Saturday 9 February 2008

Rowan Williams and Shariah law

The Archbishop of Canterbury has opened up a debate on a possible place for Shariah law within, or alongside, British law. There are two separate questions. First, what are the arguments for and against having different legal systems within the same country? Second, what should we think of the particular example of Shariah law, given its nature?

On the first question, it strikes me that there is a lot of merit in having a single system, applicable to everyone. Within it, one can have different systems of arbitration which people involved in, for example, a commercial dispute can choose. Indeed, that happens now. Most commercial disputes that get as far as a formal hearing before an independent party are settled by arbitration, rather than by the courts. But commercial disputes have the important feature that they do not necessarily involve our deepest values or feelings. Resolving a commercial dispute can be like solving any other technical problem. In that respect, they are unlike disputes which fall within the area of family law. It would be very dangerous to extrapolate from the success of commercial arbitration to other areas. In particular, once the passions are stirred, the processes of choosing, and accepting as appropriate, an arbitrator with a particular way of approaching disputes, take on a new colour. It is much less obvious that all parties will be genuinely free in making their choice. And once children are involved, we cannot think of them as choosing or accepting a given arbitration process. We can easily think that a given process would be appropriate, by identifying a child as Christian, Muslim or whatever. But children have not on the whole made free and informed choices of religion. In truth, there is no such thing as a Christian or a Muslim child, only a child of Christian or Muslim parents. So I would confine arbitration which can bind the parties to cases where the issues are financial, rather than being issues of life and love. Of course there is a role for non-binding arbitration practically everywhere in the area of civil, as opposed to criminal, law. It shades into friendly advice. If we were not able to resolve most of the issues between us by discussion and compromise but always litigated, society would grind to a halt.

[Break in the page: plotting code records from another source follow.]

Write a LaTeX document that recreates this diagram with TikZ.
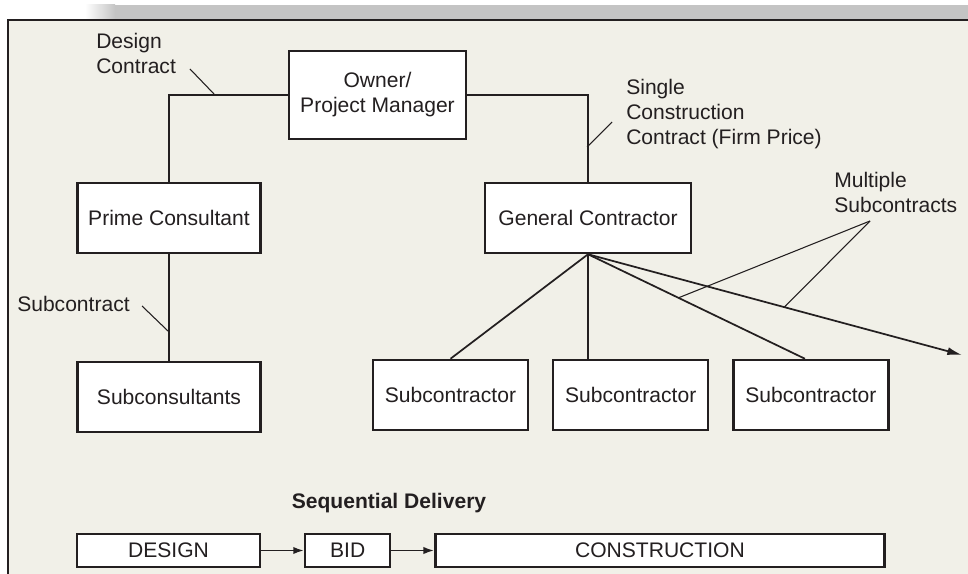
\documentclass[tikz,border=0pt]{standalone}
\usepackage{fontspec}
\setmainfont{Liberation Sans}
\usepackage{tikz}
\usetikzlibrary{positioning, calc, arrows.meta}

\definecolor{paper}{RGB}{241,240,232}
\definecolor{barGray}{RGB}{196,196,196}
\definecolor{ink}{RGB}{35,31,32}

\begin{document}
\begin{tikzpicture}[x=0.75pt, y=-0.75pt,
    every node/.style={font=\fontsize{15.8pt}{18.8pt}\selectfont, text=ink},
    box/.style={rectangle, draw=ink, fill=white, line width=1.9pt, inner sep=0pt, align=center},
    stage/.style={box, minimum height=24.75pt},
    link/.style={draw=ink, line width=1.3pt},
    flow/.style={link, -{Latex[length=8pt, width=5.5pt]}},
    tick/.style={draw=ink, line width=0.8pt},
    label/.style={inner sep=0pt, align=left, anchor=north west}]
        \useasboundingbox (0,0) rectangle (968,574);
        % page background and frame
        \fill[paper] (8,20) rectangle (968,574);
        \shade[left color=white, right color=barGray] (85,5) rectangle (115,19);
        \fill[barGray] (114.5,5) rectangle (968,19);
        \draw[ink, line width=1.5pt] (8,574) -- (8,20) -- (968,20);

        % organisation
        \node[box, minimum width=132.75pt, minimum height=66pt] (owner) at (377.5, 95) {Owner/\\Project Manager};
        \node[box, minimum width=137.25pt, minimum height=52.5pt] (prime) at (169, 218) {Prime Consultant};
        \node[box, minimum width=137.25pt, minimum height=52.5pt] (subcons) [below = 80pt of prime] {Subconsultants};
        \node[box, minimum width=154.5pt, minimum height=52.5pt] (gc) at (588, 218) {General Contractor};
        \node[box, minimum width=116.25pt, minimum height=52.5pt] (subOne) at (450.5, 395) {Subcontractor};
        \node[box, minimum width=116.25pt, minimum height=52.5pt] (subTwo) [right = 17pt of subOne] {Subcontractor};
        \node[box, minimum width=116.25pt, minimum height=52.5pt] (subThree) [right = 17pt of subTwo] {Subcontractor};
        \coordinate (multiEnd) at (962, 355);
        \coordinate (subThreeTop) at ([xshift=-4.5pt]subThree.north);

        \draw[link] (owner.west) -| (prime.north);
        \draw[link] (owner.east) -| (gc.north);
        \draw[link] (prime) -- (subcons);
        \draw[link] (gc.south) -- (subOne.north);
        \draw[link] (gc.south) -- (gc.south |- subTwo.north);
        \draw[link] (gc.south) -- (subThreeTop);
        \draw[link, -{Latex[length=11pt, width=6pt]}] (gc.south) -- (multiEnd);

        % contract labels
        \node[label] (dcLabel) at (96, 33) {Design\\Contract};
        \node[label] (scLabel) at (626, 79) {Single\\Construction\\Contract (Firm Price)};
        \node[label] (subLabel) at (17, 296) {Subcontract};
        \node[label] (msLabel) at (834, 172) {Multiple\\Subcontracts};

        \coordinate (dcTick) at (190, 69);
        \coordinate (dcFoot) at (214, 94);
        \coordinate (scTick) at (612, 122);
        \coordinate (scFoot) at (587, 147);
        \coordinate (subTick) at (142, 306);
        \coordinate (subFoot) at (168, 331);
        \coordinate (msTick) at (870, 221);
        \draw[tick] (dcTick) -- (dcFoot);
        \draw[tick] (scTick) -- (scFoot);
        \draw[tick] (subTick) -- (subFoot);
        \draw[tick] (msTick) -- ($(gc.south)!0.417!(subThreeTop)$);
        \draw[tick] (msTick) -- ($(gc.south)!0.525!(multiEnd)$);

        % delivery sequence
        \node[inner sep=0pt, anchor=north, font=\fontsize{15.8pt}{18.8pt}\selectfont\bfseries] (seqTitle) at (389, 493) {Sequential Delivery};
        \node[stage, minimum width=137.25pt] (design) at (168.5, 550.5) {DESIGN};
        \node[stage, minimum width=63.75pt] (bid) [right = 32pt of design] {BID};
        \node[stage, minimum width=336.75pt] (construction) [right = 32pt of bid] {CONSTRUCTION};

        \draw[flow] (design) -- (bid);
        \draw[flow] (bid) -- (construction);
      \end{tikzpicture}
\end{document}
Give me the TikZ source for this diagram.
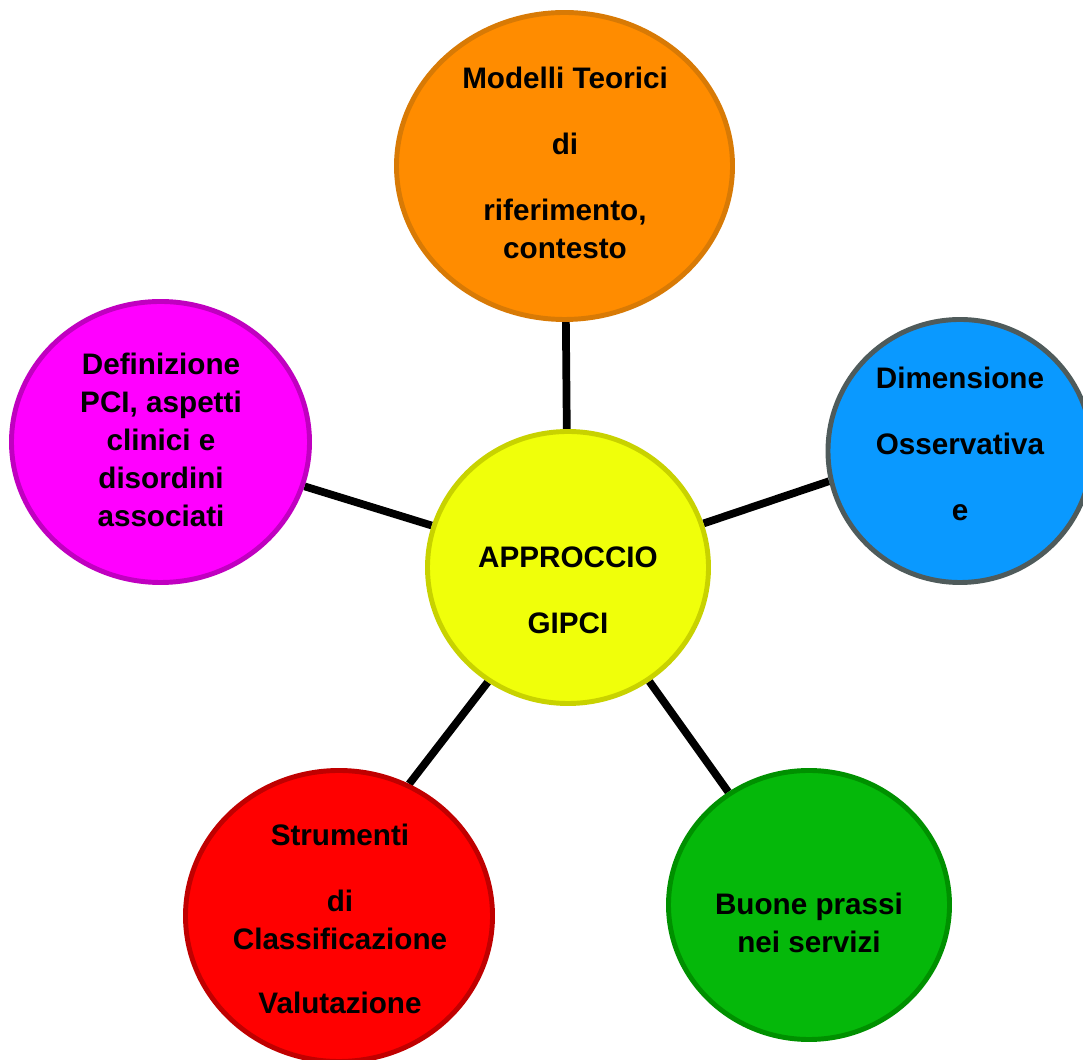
\documentclass[tikz,border=0pt]{standalone}
\usepackage{fontspec}
\setmainfont{Liberation Sans}
\usetikzlibrary{shapes.geometric, backgrounds}
\definecolor{arancio}{HTML}{FF8C00}
\definecolor{arancioBordo}{HTML}{D87A05}
\definecolor{giallo}{HTML}{F0FF0A}
\definecolor{gialloBordo}{HTML}{C8D200}
\definecolor{fucsia}{HTML}{FF00FF}
\definecolor{fucsiaBordo}{HTML}{C000C0}
\definecolor{azzurro}{HTML}{0A99FF}
\definecolor{azzurroBordo}{HTML}{4F5B5B}
\definecolor{rosso}{HTML}{FF0000}
\definecolor{rossoBordo}{HTML}{C00000}
\definecolor{verde}{HTML}{05B80A}
\definecolor{verdeBordo}{HTML}{009000}

\begin{document}
\begin{tikzpicture}[
		bolla/.style = {ellipse, draw, line width = 3.5pt, inner sep = 0pt},
		testo/.style = {align = center, inner sep = 0pt, font = \fontsize{21.1}{27}\selectfont\bfseries},
		raggio/.style = {line width = 5.5pt}
	]
		\useasboundingbox (0, 0) rectangle (27.075, 26.5);
		%%%%%%%%%%%%%
		\node[bolla, fill = giallo, draw = gialloBordo, minimum width = 7.025cm, minimum height = 6.8cm] (centro) at (14.2, 12.3125) {};
		\node[bolla, fill = arancio, draw = arancioBordo, minimum width = 8.4cm, minimum height = 7.675cm] (modelli) at (14.1125, 22.35) {};
		\node[bolla, fill = fucsia, draw = fucsiaBordo, minimum width = 7.45cm, minimum height = 7.025cm] (definizione) at (4.0125, 15.45) {};
		\node[bolla, fill = azzurro, draw = azzurroBordo, minimum width = 6.6cm, minimum height = 6.575cm] (dimensione) at (24.0, 15.225) {};
		\node[bolla, fill = rosso, draw = rossoBordo, minimum width = 7.675cm, minimum height = 7.275cm] (strumenti) at (8.475, 3.6) {};
		\node[bolla, fill = verde, draw = verdeBordo, minimum width = 7.025cm, minimum height = 6.725cm] (prassi) at (20.225, 3.875) {};
		%%%%%%%%%%%%%
		\node[testo] (t-centro) at (14.2, 11.7375) {APPROCCIO\\[19.9pt] GIPCI};
		\node[testo] (t-modelli) at (14.125, 22.425) {Modelli Teorici\\[19.9pt] di\\[19.9pt] riferimento,\\ contesto};
		\node[testo] (t-definizione) at (4.025, 15.5) {Definizione\\ PCI, aspetti\\ clinici e\\ disordini\\ associati};
		\node[testo] (t-dimensione) at (24.0, 15.4) {Dimensione\\[19.9pt] Osservativa\\[19.9pt] e};
		\node[testo] (t-strumenti) at (8.5, 3.5375) {Strumenti\\[19.9pt] di\\ Classificazione\\[18.5pt] Valutazione};
		\node[testo] (t-prassi) at (20.225, 3.425) {Buone prassi\\ nei servizi};
		%%%%%%%%%%%%%%%%%%%%%%
		\begin{scope}[on background layer]
			\draw[raggio] (centro) -- (modelli);
			\draw[raggio] (centro) -- (definizione);
			\draw[raggio] (centro.18) -- (dimensione.193);
			\draw[raggio] (centro.235) -- (strumenti.62);
			\draw[raggio] (centro) -- (prassi);
		\end{scope}
\end{tikzpicture}
\end{document}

Turning to Shariah law in particular, there are areas where we have already made accommodations, in particular tweaks to the tax system to handle transactions that are in substance payments of interest but in form something else. Those tweaks strike me as harmless. The transactions might well be chosen by non-Muslims, because of the ways in which they distribute risk. Equally, the tax system is tweaked to accommodate securitisations and various types of derivative. Again, we are in the emotionally boring world of commerce.

The proposal is of course to go further, and in particular to move to family relationships. Here there is an enormous danger, which runs very deep. The Islamic tradition is to accord separate roles to men and women - as is the Christian tradition, to some extent. This is a disastrous starting point. You can accord all sorts of rights and honour to women, but if you identify them as a separate group from men, the rot has already set in. The racial segregationists of the southern United States relied on the doctrine of "separate but equal", which meant nothing of the sort. We must join the Muslim women of Ontario who saw off the threat of Shariah there and set ourselves firmly against any role for Shariah law in resolving disputes that involve personal relationships. The problem is not that all of the doctrines of Shariah law are wrong. As in any legal system, some are good and some are bad - although Shariah does have an ample share of bad doctrines. The problem is that the starting point, the basic vision of society as comprising two separate groups with different roles, is totally antithetical to the individual liberty of all people and to equal opportunity for all people to shape our society.